DARBEYE DE BASKI REJİMİNE DE KARŞIYIZ!
15 Temmuz darbe girişiminin boşa çıkarılması, bastırılması, ülkemizin geleceği açısından önemli bir gelişme olmuştur.
Geçmişte üst üste yaşadığı askeri darbelerle sarsılan, ekonomik, sosyal, siyasal, kurumsal ve toplumsal boyutuyla darbelerin bütün olumsuz sonuçlarını yaşamaya devam eden ülkemizin yeniden bir kaos ortamına sürüklenmesinin sonuçları çok daha ağır olacaktı.
Ülkemizin tarihinde karanlık birer leke olan askeri darbelerden emek örgütleri ve sendikalar da büyük zarar görmüştür. Nitekim 12 Eylül 1980 askeri darbe döneminde sendikaların faaliyetleri durdurularak kapısına kilit vurulmuş, yönetici ve üyeleri tutuklanarak hapse atılmış, sendikal hak ve özgürlükler bütünüyle kısıtlanmıştır.
Bizler ülkemizin yeniden karanlığa sürüklenmesine, geleceğinin darbelerle karartılmasına karşıyız. Ancak aynı zamanda otoriter, tekçi yönetim anlayışına da karşıyız. Darbelere karşı olduğumuz gibi, darbe girişiminin boşa çıkarılmasının ardından ortaya çıkan atmosferden faydalanılarak bu durumun her türlü saldırının gerekçesi yapılmasına, çağdışı kafa kesme ve linç görüntülerine, provokasyonlara da karşıyız. Görünen o ki birileri ortaya çıkan darbe karşıtı durumu fırsata çevirerek anayasal hak ve özgürlükler konusunda yeni saldırı planlarını devreye koymak için düğmeye basmıştır.

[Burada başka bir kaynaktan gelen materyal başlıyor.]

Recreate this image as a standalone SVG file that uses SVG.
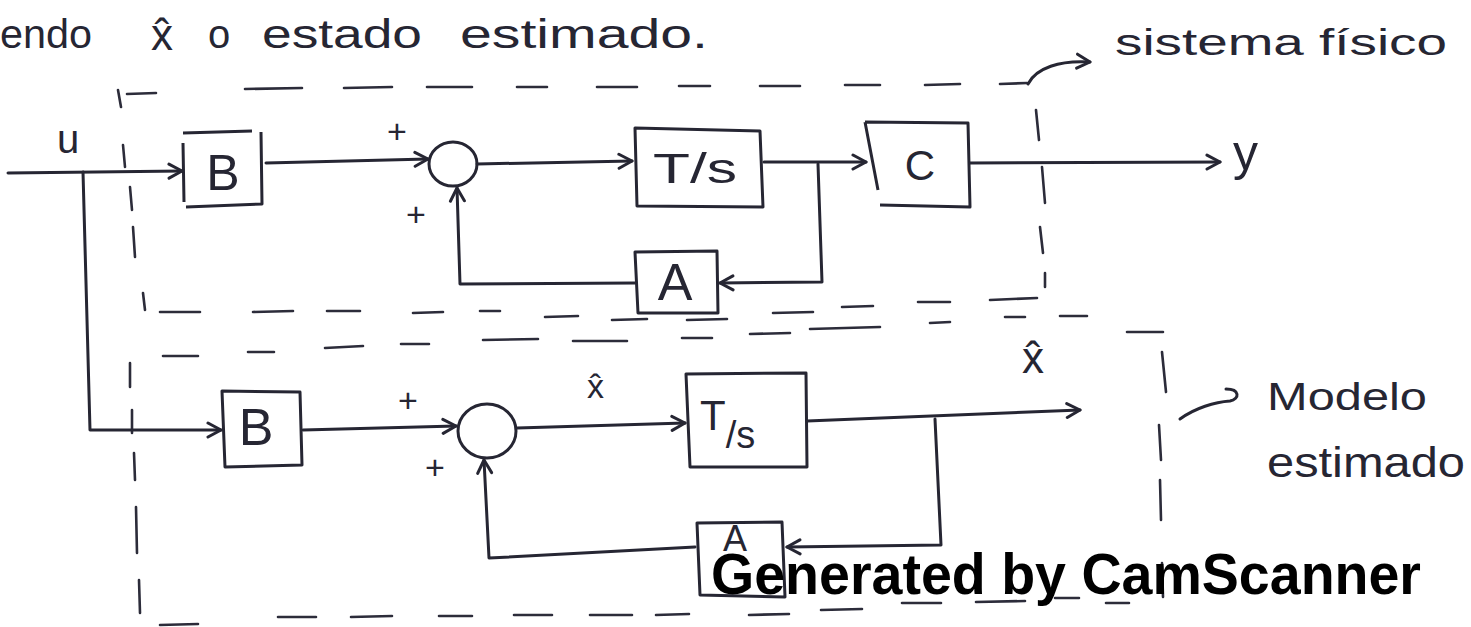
<svg xmlns="http://www.w3.org/2000/svg" width="1471" height="627" viewBox="0 0 1471 627">
  <style>
    .ink { fill: none; stroke: #262633; stroke-width: 3; stroke-linecap: round; stroke-linejoin: round; }
    .dash { fill: none; stroke: #2c2c3a; stroke-width: 2.6; stroke-linecap: round; }
    .box { fill: none; stroke: #262633; stroke-width: 3; stroke-linejoin: round; }
    .hw { font-family: "Liberation Sans", "DejaVu Sans", sans-serif; fill: #262633; }
    .mid { text-anchor: middle; }
    .wm { font-family: "Liberation Sans", Arial, sans-serif; font-weight: bold; fill: #000; }
  </style>
  <defs>
    <marker id="arr" viewBox="0 0 18 18" refX="16" refY="9" markerWidth="18" markerHeight="18" orient="auto" markerUnits="userSpaceOnUse">
      <path d="M3,2 L16,9 L3,16" fill="none" stroke="#262633" stroke-width="3" stroke-linecap="round" stroke-linejoin="round"/>
    </marker>
  </defs>

  <rect width="1471" height="627" fill="#ffffff"/>

  <!-- heading line -->
  <g id="heading">
    <text class="hw" x="0" y="48" font-size="40" textLength="92" lengthAdjust="spacingAndGlyphs">endo</text>
    <text class="hw" x="151" y="50" font-size="44">x̂</text>
    <text class="hw" x="208" y="48" font-size="40">o</text>
    <text class="hw" x="262" y="48" font-size="40" textLength="160" lengthAdjust="spacingAndGlyphs">estado</text>
    <text class="hw" x="460" y="48" font-size="40" textLength="248" lengthAdjust="spacingAndGlyphs">estimado.</text>
  </g>

  <!-- dashed boundaries: physical system (top) and estimated model (bottom) -->
  <g id="boundaries">
    <path class="dash" d="M118,90 L121,107 M127,94 L156,93 M245,89 L302,88 M344,88 L392,87 M427,87 L472,87 M517,87 L547,87 M597,87 L637,87 M679,86 L710,86 M760,86 L800,86 M845,85 L880,85 M925,85 L960,84 M1000,84 L1027,83"/>
    <path class="dash" d="M123,145 L125,167 M130,187 L132,210 M133,227 L135,257 M143,293 L145,310"/>
    <path class="dash" d="M1036,110 L1039,140 M1042,167 L1045,203 M1040,227 L1043,253 M1045,273 L1045,287"/>
    <path class="dash" d="M160,312 L200,312 M253,312 L293,311 M327,311 L360,311 M413,313 L443,312 M480,311 L500,311 M545,317 L578,316 M612,320 L647,319 M687,320 L727,319 M773,313 L813,312 M842,307 L873,306 M918,302 L950,302 M990,300 L1037,298"/>
    <path class="dash" d="M163,356 L198,356 M248,352 L274,352 M325,348 L363,346 M401,344 L429,344 M483,340 L538,339 M573,341 L627,341 M682,338 L712,338 M750,334 L790,333 M810,329 L880,327 M930,323 L950,322 M1005,317 L1025,317 M1060,316 L1087,316 M1127,332 L1163,332"/>
    <path class="dash" d="M130,363 L130,387 M132,410 L132,433 M134,453 L135,480 M136,507 L137,553 M139,580 L140,613"/>
    <path class="dash" d="M1162,352 L1166,392 M1159,425 L1161,460 M1160,480 L1161,520 M1162,563 L1163,597"/>
    <path class="dash" d="M160,625 L198,624 M278,617 L316,617 M351,617 L392,616 M439,616 L472,616 M514,615 L552,615 M590,615 L632,615 M656,615 L689,614 M749,615 L789,614 M821,610 L862,609 M902,603 L941,603 M976,602 L1025,601 M1055,598 L1079,598 M1106,603 L1129,603"/>
  </g>

  <!-- physical system blocks -->
  <g id="B1">
    <path class="box" d="M183,133 L252,131 M261,132 L262,204 L186,207 M183,143 L184,202"/>
    <text class="hw mid" x="223" y="190" font-size="50">B</text>
  </g>
  <g id="sum1">
    <ellipse class="box" cx="453" cy="164" rx="24" ry="22"/>
  </g>
  <g id="Ts1">
    <path class="box" d="M635,128 L760,131 L763,207 L637,206 Z"/>
    <text class="hw" x="653" y="183" font-size="42" textLength="84" lengthAdjust="spacingAndGlyphs">T/s</text>
  </g>
  <g id="C1">
    <path class="box" d="M865,122 L968,123 L970,207 L880,205 M865,122 L878,190"/>
    <text class="hw mid" x="920" y="180" font-size="42">C</text>
  </g>
  <g id="A1">
    <path class="box" d="M635,252 L717,251 L718,313 L638,313 Z"/>
    <text class="hw mid" x="675" y="300" font-size="52">A</text>
  </g>

  <!-- estimated model blocks -->
  <g id="B2">
    <path class="box" d="M222,391 L300,392 L302,465 L225,467 Z"/>
    <text class="hw mid" x="256" y="445" font-size="52">B</text>
  </g>
  <g id="sum2">
    <ellipse class="box" cx="487" cy="431" rx="29" ry="27"/>
  </g>
  <g id="Ts2">
    <path class="box" d="M686,374 L806,373 L807,467 L690,467 Z"/>
    <text class="hw" x="700" y="430" font-size="42">T<tspan dy="18" font-size="38">/s</tspan></text>
  </g>
  <g id="A2">
    <path class="box" d="M697,523 L782,522 L785,597 L700,595 Z"/>
    <text class="hw mid" x="735" y="551" font-size="36">A</text>
  </g>

  <!-- signal connectors -->
  <g id="connectors">
    <path class="ink" d="M8,173 L182,171" marker-end="url(#arr)"/>
    <path class="ink" d="M83,172 L90,430 L221,430" marker-end="url(#arr)"/>
    <path class="ink" d="M266,163 L428,159" marker-end="url(#arr)"/>
    <path class="ink" d="M477,164 L632,161" marker-end="url(#arr)"/>
    <path class="ink" d="M764,162 L866,162" marker-end="url(#arr)"/>
    <path class="ink" d="M970,163 L1220,162" marker-end="url(#arr)"/>
    <path class="ink" d="M818,164 L822,282 L720,283" marker-end="url(#arr)"/>
    <path class="ink" d="M635,283 L460,284 L457,188" marker-end="url(#arr)"/>

    <path class="ink" d="M303,430 L456,426" marker-end="url(#arr)"/>
    <path class="ink" d="M517,428 L685,423" marker-end="url(#arr)"/>
    <path class="ink" d="M807,421 L1080,410" marker-end="url(#arr)"/>
    <path class="ink" d="M935,419 L941,545 L787,547" marker-end="url(#arr)"/>
    <path class="ink" d="M695,547 L489,558 L484,460" marker-end="url(#arr)"/>

    <!-- annotation pointers -->
    <path class="ink" d="M1028,84 C1036,68 1060,60 1090,62" marker-end="url(#arr)"/>
    <path class="ink" d="M1180,419 C1195,408 1215,402 1230,401 C1240,399 1240,389 1226,389"/>
  </g>

  <!-- signal labels -->
  <g id="labels">
    <text class="hw mid" x="68" y="153" font-size="40">u</text>
    <text class="hw mid" x="397" y="143" font-size="34">+</text>
    <text class="hw mid" x="416" y="226" font-size="34">+</text>
    <text class="hw" x="1233" y="170" font-size="50">y</text>
    <text class="hw mid" x="408" y="412" font-size="34">+</text>
    <text class="hw mid" x="435" y="479" font-size="34">+</text>
    <text class="hw" x="587" y="398" font-size="34">x̂</text>
    <text class="hw" x="1022" y="373" font-size="44">x̂</text>
    <text class="hw" x="1115" y="55" font-size="36" textLength="332" lengthAdjust="spacingAndGlyphs">sistema físico</text>
    <text class="hw" x="1267" y="410" font-size="38" textLength="160" lengthAdjust="spacingAndGlyphs">Modelo</text>
    <text class="hw" x="1267" y="477" font-size="42" textLength="198" lengthAdjust="spacingAndGlyphs">estimado</text>
  </g>

  <text class="wm" x="711" y="594" font-size="57" textLength="710" lengthAdjust="spacingAndGlyphs">Generated by CamScanner</text>
</svg>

Bizler, darbecilere karşı olduğumuz gibi baskıcı rejimlere de karşıyız. Ülkenin içinde bulunduğu kaostan kurtulmasının tek yolu emek ve demokrasi güçlerinin kenetlenerek demokratik taleplerin daha güçlü ve örgütlü bir şekilde sahiplenilmesidir.
Sendikamız, demokrasiye, özgürlüklere, adalet ve eşitliğe, hukuka sahip çıkmaya, bu değerler için mücadele etmeye devam edecektir.